>> BEGIN MATERIAL
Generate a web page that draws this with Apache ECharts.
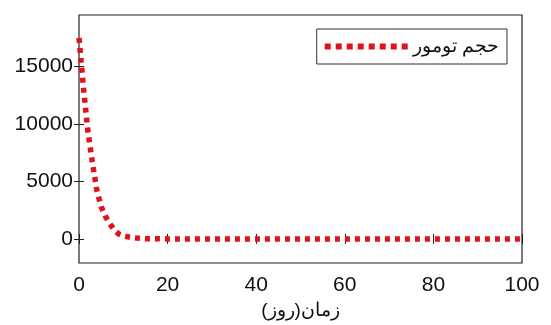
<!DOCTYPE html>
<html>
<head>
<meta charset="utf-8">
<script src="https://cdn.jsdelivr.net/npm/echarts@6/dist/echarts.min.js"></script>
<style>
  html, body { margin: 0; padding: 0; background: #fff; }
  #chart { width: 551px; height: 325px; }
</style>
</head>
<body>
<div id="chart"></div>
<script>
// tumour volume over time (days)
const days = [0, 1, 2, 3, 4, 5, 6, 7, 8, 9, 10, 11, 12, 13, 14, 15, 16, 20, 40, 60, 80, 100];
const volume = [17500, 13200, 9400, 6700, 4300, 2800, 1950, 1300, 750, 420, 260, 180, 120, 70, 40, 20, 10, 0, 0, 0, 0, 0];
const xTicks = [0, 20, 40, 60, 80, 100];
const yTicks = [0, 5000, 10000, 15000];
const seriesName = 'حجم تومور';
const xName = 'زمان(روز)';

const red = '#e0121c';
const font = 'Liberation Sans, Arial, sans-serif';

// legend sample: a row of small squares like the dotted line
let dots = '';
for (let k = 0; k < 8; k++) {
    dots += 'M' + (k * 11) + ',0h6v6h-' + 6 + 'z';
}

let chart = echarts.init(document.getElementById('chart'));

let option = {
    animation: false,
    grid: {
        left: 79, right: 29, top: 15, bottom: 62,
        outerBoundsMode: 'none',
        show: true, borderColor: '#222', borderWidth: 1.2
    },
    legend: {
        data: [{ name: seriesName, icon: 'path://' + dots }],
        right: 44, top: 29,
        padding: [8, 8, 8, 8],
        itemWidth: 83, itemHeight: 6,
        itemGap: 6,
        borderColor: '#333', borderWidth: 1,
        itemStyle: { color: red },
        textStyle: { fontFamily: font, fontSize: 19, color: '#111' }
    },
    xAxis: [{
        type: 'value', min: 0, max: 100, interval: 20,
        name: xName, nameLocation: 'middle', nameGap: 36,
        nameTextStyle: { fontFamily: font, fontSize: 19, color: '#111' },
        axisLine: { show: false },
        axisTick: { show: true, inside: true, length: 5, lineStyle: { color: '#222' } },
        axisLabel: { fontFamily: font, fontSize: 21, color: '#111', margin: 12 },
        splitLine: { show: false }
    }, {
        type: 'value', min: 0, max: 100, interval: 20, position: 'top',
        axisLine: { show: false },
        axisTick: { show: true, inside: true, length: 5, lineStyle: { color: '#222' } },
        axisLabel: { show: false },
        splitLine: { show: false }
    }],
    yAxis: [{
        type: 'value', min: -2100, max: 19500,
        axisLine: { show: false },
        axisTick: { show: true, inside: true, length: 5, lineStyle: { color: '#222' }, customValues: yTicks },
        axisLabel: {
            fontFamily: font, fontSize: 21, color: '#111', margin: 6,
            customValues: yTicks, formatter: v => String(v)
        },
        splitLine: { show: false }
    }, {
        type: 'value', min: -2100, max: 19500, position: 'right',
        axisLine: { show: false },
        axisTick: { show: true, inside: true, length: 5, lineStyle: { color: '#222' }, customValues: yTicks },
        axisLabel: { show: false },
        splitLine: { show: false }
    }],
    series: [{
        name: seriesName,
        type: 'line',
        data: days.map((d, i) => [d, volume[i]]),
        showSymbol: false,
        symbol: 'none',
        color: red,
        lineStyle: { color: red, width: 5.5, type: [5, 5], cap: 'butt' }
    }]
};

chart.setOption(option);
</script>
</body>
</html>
>> END MATERIAL
Write out the whole listing exactly, and drop the pictures.

Generate a web page that draws this with Apache ECharts.
<!DOCTYPE html>
<html>
<head>
<meta charset="utf-8">
<script src="https://cdn.jsdelivr.net/npm/echarts@6/dist/echarts.min.js"></script>
<style>
  html, body { margin: 0; padding: 0; background: #fff; }
  #chart { width: 551px; height: 325px; }
</style>
</head>
<body>
<div id="chart"></div>
<script>
// tumour volume over time (days)
const days = [0, 1, 2, 3, 4, 5, 6, 7, 8, 9, 10, 11, 12, 13, 14, 15, 16, 20, 40, 60, 80, 100];
const volume = [17500, 13200, 9400, 6700, 4300, 2800, 1950, 1300, 750, 420, 260, 180, 120, 70, 40, 20, 10, 0, 0, 0, 0, 0];
const xTicks = [0, 20, 40, 60, 80, 100];
const yTicks = [0, 5000, 10000, 15000];
const seriesName = 'حجم تومور';
const xName = 'زمان(روز)';

const red = '#e0121c';
const font = 'Liberation Sans, Arial, sans-serif';

// legend sample: a row of small squares like the dotted line
let dots = '';
for (let k = 0; k < 8; k++) {
    dots += 'M' + (k * 11) + ',0h6v6h-' + 6 + 'z';
}

let chart = echarts.init(document.getElementById('chart'));

let option = {
    animation: false,
    grid: {
        left: 79, right: 29, top: 15, bottom: 62,
        outerBoundsMode: 'none',
        show: true, borderColor: '#222', borderWidth: 1.2
    },
    legend: {
        data: [{ name: seriesName, icon: 'path://' + dots }],
        right: 44, top: 29,
        padding: [8, 8, 8, 8],
        itemWidth: 83, itemHeight: 6,
        itemGap: 6,
        borderColor: '#333', borderWidth: 1,
        itemStyle: { color: red },
        textStyle: { fontFamily: font, fontSize: 19, color: '#111' }
    },
    xAxis: [{
        type: 'value', min: 0, max: 100, interval: 20,
        name: xName, nameLocation: 'middle', nameGap: 36,
        nameTextStyle: { fontFamily: font, fontSize: 19, color: '#111' },
        axisLine: { show: false },
        axisTick: { show: true, inside: true, length: 5, lineStyle: { color: '#222' } },
        axisLabel: { fontFamily: font, fontSize: 21, color: '#111', margin: 12 },
        splitLine: { show: false }
    }, {
        type: 'value', min: 0, max: 100, interval: 20, position: 'top',
        axisLine: { show: false },
        axisTick: { show: true, inside: true, length: 5, lineStyle: { color: '#222' } },
        axisLabel: { show: false },
        splitLine: { show: false }
    }],
    yAxis: [{
        type: 'value', min: -2100, max: 19500,
        axisLine: { show: false },
        axisTick: { show: true, inside: true, length: 5, lineStyle: { color: '#222' }, customValues: yTicks },
        axisLabel: {
            fontFamily: font, fontSize: 21, color: '#111', margin: 6,
            customValues: yTicks, formatter: v => String(v)
        },
        splitLine: { show: false }
    }, {
        type: 'value', min: -2100, max: 19500, position: 'right',
        axisLine: { show: false },
        axisTick: { show: true, inside: true, length: 5, lineStyle: { color: '#222' }, customValues: yTicks },
        axisLabel: { show: false },
        splitLine: { show: false }
    }],
    series: [{
        name: seriesName,
        type: 'line',
        data: days.map((d, i) => [d, volume[i]]),
        showSymbol: false,
        symbol: 'none',
        color: red,
        lineStyle: { color: red, width: 5.5, type: [5, 5], cap: 'butt' }
    }]
};

chart.setOption(option);
</script>
</body>
</html>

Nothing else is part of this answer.